Let me urge upon you all, dear brethren of the Clergy and Laity, the duty, yet not so much the duty (great as it is), as the transcendent privilege which is ours in this stage of existence, of making sacrifices for the cause of Christ. Whatever you give to the Lord you save for eternity. Every Parish ought to have a rectory and a Parish House, and a small endowment for the support of the Clergy and Church services. In this way each Parish and Mission would be put on a good financial basis, and the services of the Church would be secured in times of temporary distress, the salaries of our Clergy would be increased to the standard of other Dioceses, and the services of valuable men would not be lost to the Diocese. Give while you live; but if you cannot give something in the way of an endowment during your life, remember your Parish in your will. Indeed, though it may be a small sum, give at least something for its future support. It is not an ungracious charity to take out a life policy, the benefit of which shall accrue, on our departure, to the Church. And I would make the suggestion, that the best way of securing an endowment for any Parish is to make the donation to the Trustees of the Diocese for the benefit of the Parish specified.

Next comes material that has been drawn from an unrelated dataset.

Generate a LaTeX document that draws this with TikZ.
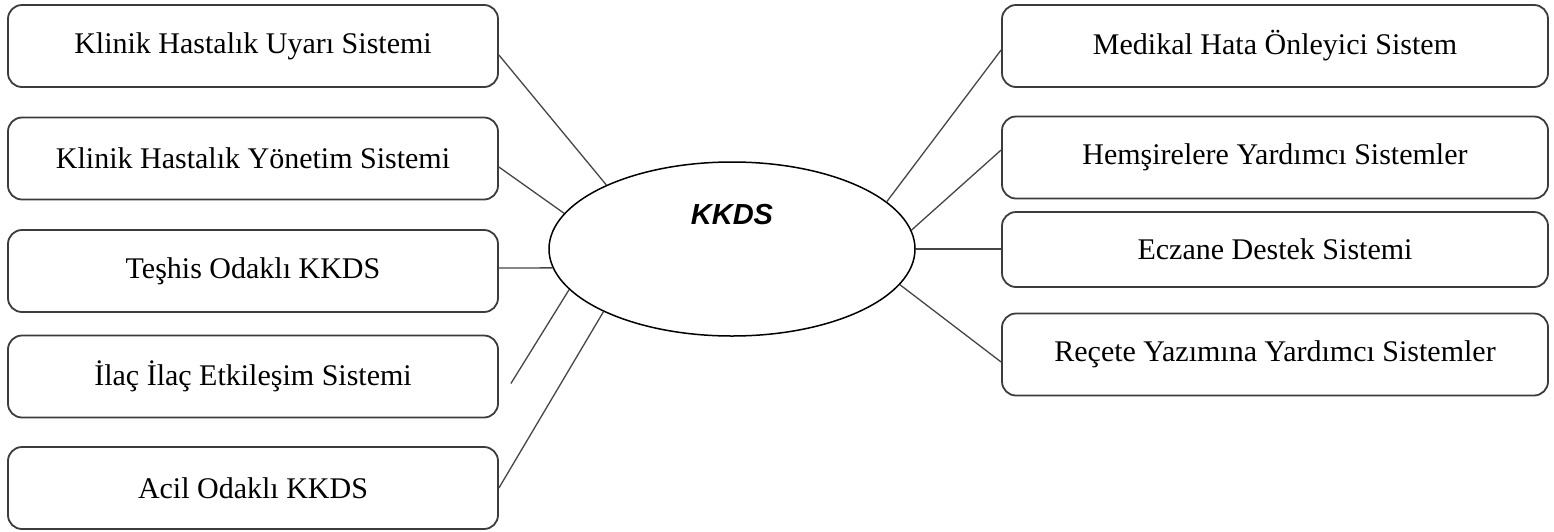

In these days when women are being led into so many spheres of philanthropic endeavor, why should there not be more, and those found in our own Diocese, found to devote themselves to the Master's service in the consecrated Religious life? The Church has placed her seal of approval upon it, and in the last Pastoral of the House of Bishops, parents were urged not to hold back their children from the service of the Lord, but to give to Him of their best. God can do no higher honor to any parent than to call his son to the position of the Priesthood, or a daughter to be a consecrated Sister. Parent and child alike take part in the offering; and, specially ministering to Him here on earth, shall have a special place of nearness to Him hereafter.

It is a matter of no small encouragement to be able to state that our Cathedral is one of the increasing number of Cathedrals and Churches where the offering of the Sacrifice is daily made. It may seem impossible that such a custom should be followed in all Parish Churches, but the success attending the daily offering in five or six of our Parishes during Lent shows how much more can be done in this way than we suppose. Let us make more ventures of like faith. The Church's two most efficient weapons are the spirit of self-sacrifice and the spirit of prayer. It is to the perpetual pleading of the great Sacrifice in Heaven and the constant pleading of It here on the earthly Altar, that the conquest of the world is given. Brethren, let us go out to that conquest in our own respective spheres of labor, with renewed zeal and with hearts burning with the love of God. Let us year by year grow more in union with Him, that He may more effectively work through us. Let all things which tend to distrust, to narrowness, want of sympathy, be put away from us. We are children of a common Father; sinners redeemed by a common Saviour; brothers in arms struggling for a common faith; Churchmen whose bond is our Apostolically derived orders and our Book of Common Prayer.

We are misunderstood by other Christians, and thought to be illiberal. Let us try and remove the prejudice by showing that the Church acknowledges them to be what they claim to be, Preachers and Christians, and only denies them to be what they repudiate, Priests and offerers of the Sacrifice.

We are misunderstood also, by others, in respect to our relation to Rome. We differ from Rome in five particulars: In Church government, in our rule of faith, in doctrine, in Church discipline and worship. We hold in respect to Church government that the Apostles and their successors, the Bishops, are possessed of equal authority; and while acknowledging the primacy given by Canon law of the Church to the See of Rome, along with the Eastern Church, we repudiate its claim to a supremacy and to be the sole source of jurisdiction, and that communion with it is the test of orthodoxy. We believe in the Holy Catholic Apostolic Church as the appointed guardian and teacher of the Faith once delivered, verified as it is by Holy Scripture, safeguarded by the Creeds, set forth in the Sacraments; but deny that the Pope's dogmatic utterances, apart from any Council and by virtue of his supposed infallibility, are to be received and believed under peril of damnation. We accept all the doctrines, believe in all the means of grace, the Church in her (Ecumenical Councils has ever declared or borne witness to by her common consent; but we do not accept those modern dogmas which were not put forth by (Ecumenical authority and cannot be proved by the Scriptures and Fathers, viz. the infallibility of the Pope, or the dogma of the Immaculate Conception. In our Church discipline we follow that of the ancient Church in this, that we allow the marriage of the Clergy, and do not make confession of sin to a Priest obligatory before Communion. In our worship we continue the Apostolic order of having the service in a tongue understood by the people and, according to the command of the Lord and the practise of the undivided and ancient Church, give the Blessed Sacrament to the Laity in both kinds. Admitting our defects, we have inherited the ancient order of Church government, and the Catholic faith, Sacraments and worship; and believe that the strongest bulwark against foreign ecclesiasticism is to be found in their maintenance. And we thank God that in the maintenance of this worship and faith in our Communion, the Laity, by virtue of their share in the Priesthood, as well as the Clergy, have their duty to perform, and can be depended upon to do it.

In times of unsettlement like our own, it behooves us Churchmen, by our mutual charity, to show that our union is the work of the Holy Spirit, Who unites us to Christ and makes us to be of one mind in His house. It behooves us so to live as to raise the standard of personal holiness, so that all may come to know that Christ is in us and we in Him; and be drawn themselves to seek the shelter, the peace, the holiness, that the Church Catholic can give. Go forth, dear brethren, to make known that faith, to extend Christ's life, to kindle afresh in other souls a burning love for Jesus Christ our Lord.